Until the Deir el-Medina discoveries, tattoos had been found on a total of only six mummified individuals over more than a century of research at ancient Egyptian sites. But infrared photos, which display wavelengths of light invisible to the naked eye, are transforming what's known about tattooing in ancient Egypt, Austin said.

"It's quite magical to be working in an ancient tomb and suddenly see tattoos on a mummified person using infrared photography," said Austin, who, along with her colleagues, examined the mummies in 2016 and 2019. That research was conducted while Austin was working with the French Institute of Oriental Archaeology in Cairo.

Ötzi the Iceman's 5,250-year-old body, found in the Italian Alps, displays the oldest known tattoos (SN: 1/13/16).

Only tattooed females have been identified at Deir el-Medina. Discoveries there challenge an old idea that tattoos on women connoted fertility or sexuality in ancient Egypt. Deir el-Medina tattoos appear to be more closely associated with women's roles as healers or priestesses, Austin said.
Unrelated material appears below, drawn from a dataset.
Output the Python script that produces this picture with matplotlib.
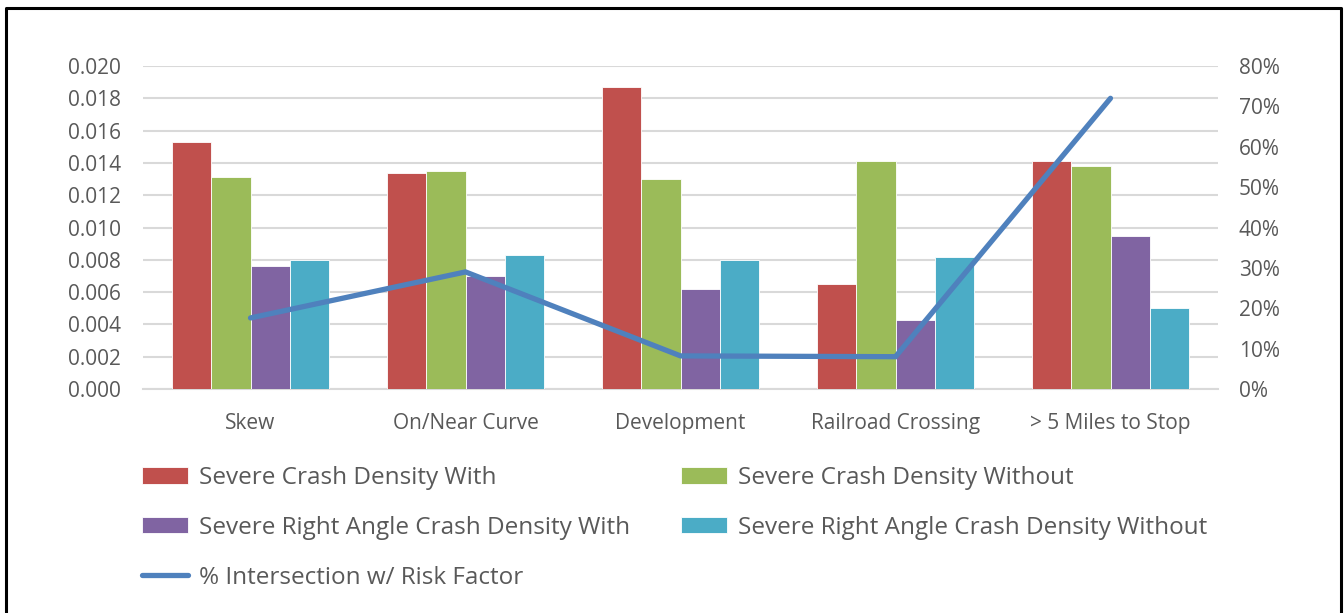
import matplotlib
matplotlib.use("Agg")
import matplotlib.pyplot as plt
from matplotlib.lines import Line2D
import numpy as np

categories = ["Skew", "On/Near Curve", "Development", "Railroad Crossing", "> 5 Miles to Stop"]
severe_with = [0.0153, 0.0134, 0.0187, 0.0065, 0.0141]
severe_without = [0.0131, 0.0135, 0.0130, 0.0141, 0.0138]
right_angle_with = [0.0076, 0.0070, 0.0062, 0.0043, 0.0095]
right_angle_without = [0.0080, 0.0083, 0.0080, 0.0082, 0.0050]
pct_risk = [17.6, 29.0, 8.2, 8.0, 72.0]

series_names = ["Severe Crash Density With", "Severe Crash Density Without",
                "Severe Right Angle Crash Density With", "Severe Right Angle Crash Density Without"]
line_name = "% Intersection w/ Risk Factor"
left_ticks = [0.000, 0.002, 0.004, 0.006, 0.008, 0.010, 0.012, 0.014, 0.016, 0.018, 0.020]
right_ticks = [0, 10, 20, 30, 40, 50, 60, 70, 80]

colors = ["#c0504d", "#9bbb59", "#8064a2", "#4bacc6"]
line_color = "#4f81bd"
text_color = "#595959"
grid_color = "#d9d9d9"
FONT = "Open Sans"

plt.rcParams["font.family"] = [FONT, "DejaVu Sans"]

fig = plt.figure(figsize=(13.44, 6.13), dpi=100)
ax = fig.add_axes([143/1344, 1-389/613, (1218-143)/1344, (389-66)/613])
ax2 = ax.twinx()

x = np.arange(len(categories))
bw = 1/5.5
data = [severe_with, severe_without, right_angle_with, right_angle_without]
handles = []
for i, (vals, c, name) in enumerate(zip(data, colors, series_names)):
    b = ax.bar(x + (i-1.5)*bw, vals, bw, color=c, edgecolor="white", linewidth=0.6, label=name, zorder=3)
    handles.append(b)

TICK_FS = 15
ax.set_xlim(-0.5, len(categories)-0.5)
ax.set_ylim(0, 0.020)
ax.set_yticks(left_ticks)
ax.set_yticklabels([f"{t:.3f}" for t in left_ticks])
ax.set_xticks(x)
ax.set_xticklabels(categories)
ax.grid(axis="y", color=grid_color, linewidth=1.5, zorder=0)
ax.set_axisbelow(True)
for s in ["top", "right", "left"]:
    ax.spines[s].set_visible(False)
ax.spines["bottom"].set_color(grid_color)
ax.spines["bottom"].set_linewidth(1.5)
ax.tick_params(axis="y", length=0, pad=16, labelsize=TICK_FS, labelcolor=text_color)
ax.tick_params(axis="x", length=0, pad=17, labelsize=TICK_FS, labelcolor=text_color)

ln, = ax2.plot(x, pct_risk, color=line_color, linewidth=3.8, solid_capstyle="round",
               solid_joinstyle="miter", label=line_name, zorder=5)
ax2.set_ylim(0, 80)
ax2.set_yticks(right_ticks)
ax2.set_yticklabels([f"{t}%" for t in right_ticks])
for s in ["top", "right", "left", "bottom"]:
    ax2.spines[s].set_visible(False)
ax2.tick_params(axis="y", length=0, pad=15, labelsize=TICK_FS, labelcolor=text_color)

LEG_FS = 17.5
leg_handles = [handles[0], handles[2], ln, handles[1], handles[3]]
leg_labels = [series_names[0], series_names[2], line_name, series_names[1], series_names[3]]
leg = fig.legend(leg_handles, leg_labels, ncol=2, loc="upper left",
                 bbox_to_anchor=(142/1344, 1-466/613), frameon=False,
                 fontsize=LEG_FS, handlelength=1.9, handleheight=0.66, handletextpad=0.45,
                 columnspacing=2.1, labelspacing=1.06, borderaxespad=0, borderpad=0)
for t in leg.get_texts():
    t.set_color(text_color)

# outer frame (left, top, right)
fig.add_artist(Line2D([6/1344, 6/1344, 1341/1344, 1341/1344],
                      [0, 1-8/613, 1-8/613, 0], transform=fig.transFigure,
                      color="black", linewidth=2.2))

fig.savefig("out.png", dpi=100)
In the most striking case, infrared photos revealed 30 tattoos on various parts of a female mummy. Cross-shaped patterns on her arms don't occur on any of the other dozen tattooed mummies, Austin said. Several other of her tattoos look like hieroglyphs used in ancient Egyptian writing. The extent and range of body markings on this woman suggest she may have been a religious practitioner of some kind, Austin speculates.

Another Deir el-Medina woman had a tattoo on her neck depicting a human eye — an ancient Egyptian symbol associated with protection — as well as tattoos of a seated baboon on each side of her neck.

"I see no discernible pattern in the tattoos we've found so far," Austin said.

Discoveries of tattoos on additional Egyptian mummies may help researchers figure out how these markings were used. "Everything about the new tattoo discoveries is surprising because so little is known about this ancient Egyptian practice," said Egyptologist Kerry Muhlestein of Brigham Young University in Provo, Utah.